Recursive Nature of Merge Sort

Merge Sort is inherently recursive, breaking the problem into smaller subproblems until each subproblem is trivial (a single-element array). The recursive nature has the following implications:

  • Divide Step: Each recursion divides the array into two halves, ensuring that the problem size reduces exponentially.
  • Conquer Step: Each recursion level sorts smaller subarrays and merges them into a sorted array.
  • Stack Usage: The recursive calls require stack space proportional to the recursion depth, which is O(log n).

Example of Recursion Tree

The recursion tree for an array of size 8:

 Level 0: [8 elements]
 Level 1: [4 elements] [4 elements]
 Level 2: [2 elements] [2 elements] [2 elements] [2 elements]
 Level 3: [1 element] [1 element] [1 element] [1 element] [1 element] [1 element] [1 element] [1 element]
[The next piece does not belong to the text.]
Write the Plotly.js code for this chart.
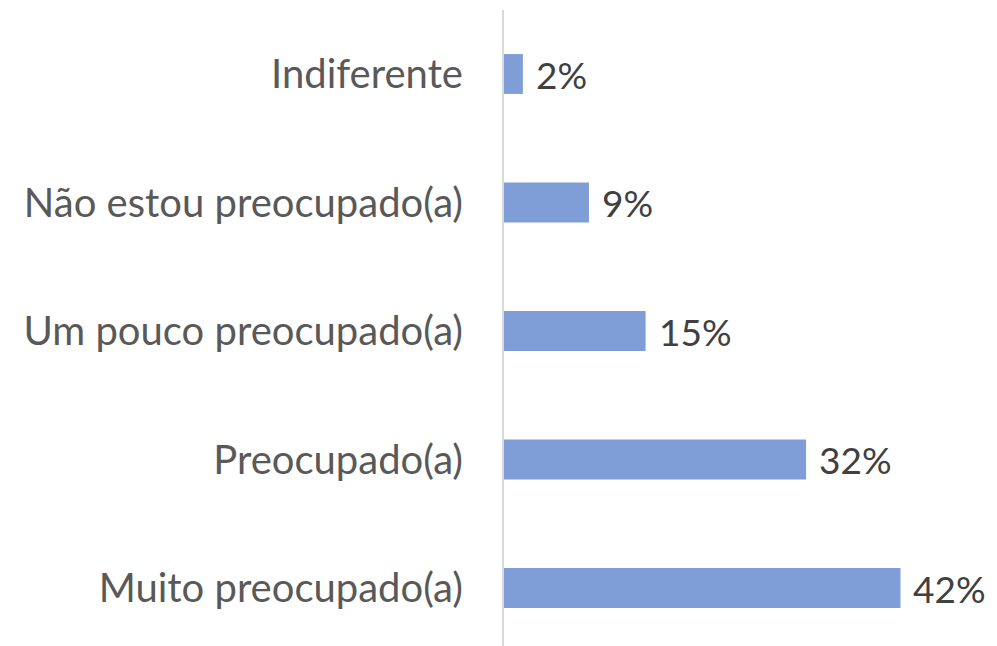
<!DOCTYPE html>
<html>
<head>
<meta charset="utf-8">
<script src="https://cdn.plot.ly/plotly-3.0.1.min.js"></script>
<style>
  html, body { margin: 0; padding: 0; background: #fff; }
  #chart { width: 997px; height: 646px; }
</style>
</head>
<body>
<div id="chart"></div>
<script>
// answers, bottom to top
var categories = ['Muito preocupado(a)', 'Preocupado(a)', 'Um pouco preocupado(a)', 'Não estou preocupado(a)', 'Indiferente'];
var shares = [42, 32, 15, 9, 2];

var barColor = '#7F9ED7';

var data = [{
  type: 'bar',
  orientation: 'h',
  x: shares,
  y: categories,
  width: 0.31,
  marker: { color: barColor },
  hoverinfo: 'none'
}];

var notes = categories.map(function (c, i) {
  return {
    x: shares[i],
    y: c,
    xref: 'x',
    yref: 'y',
    text: shares[i] + '%',
    showarrow: false,
    xanchor: 'left',
    yanchor: 'middle',
    xshift: 11,
    font: { family: 'Lato, sans-serif', size: 37, color: '#404040' }
  };
});

var layout = {
  width: 997,
  height: 646,
  margin: { l: 504, r: 21, t: 10, b: 0 },
  paper_bgcolor: '#ffffff',
  plot_bgcolor: '#ffffff',
  showlegend: false,
  font: { family: 'Lato, sans-serif', size: 40, color: '#595959' },
  xaxis: {
    range: [0, 50],
    showgrid: false,
    zeroline: false,
    showticklabels: false,
    showline: false
  },
  yaxis: {
    type: 'category',
    range: [-0.451, 4.498],
    showgrid: false,
    zeroline: false,
    showline: true,
    linecolor: '#D9D9D9',
    linewidth: 2,
    ticks: '',
    ticklabelstandoff: 31,
    tickfont: { family: 'Lato, sans-serif', size: 40, color: '#595959' }
  },
  annotations: notes
};

Plotly.newPlot('chart', data, layout, { displayModeBar: false, staticPlot: true });
</script>
</body>
</html>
At each level, the total number of elements remains constant, but the number of subarrays doubles, and their size halves.

Best, Average, and Worst-Case Time Complexities

Merge Sort performs consistently across different scenarios:

  • Best Case: O(n log n)
    • Occurs when the input array is already sorted. The algorithm still divides and merges the array.
  • Average Case: O(n log n)
    • Applies to random or unsorted input arrays. The performance remains consistent due to the divide-and-conquer approach.
  • Worst Case: O(n log n)
    • Occurs for reverse-sorted or completely unsorted arrays. Merge Sort still processes all elements predictably.

Conclusion

Merge Sort in Java is a simple algorithm to acquire a sorted list from an unsorted list of numbers. The basic method of ‘divide and conquer’ is applied to access the sorted array from an unsorted array.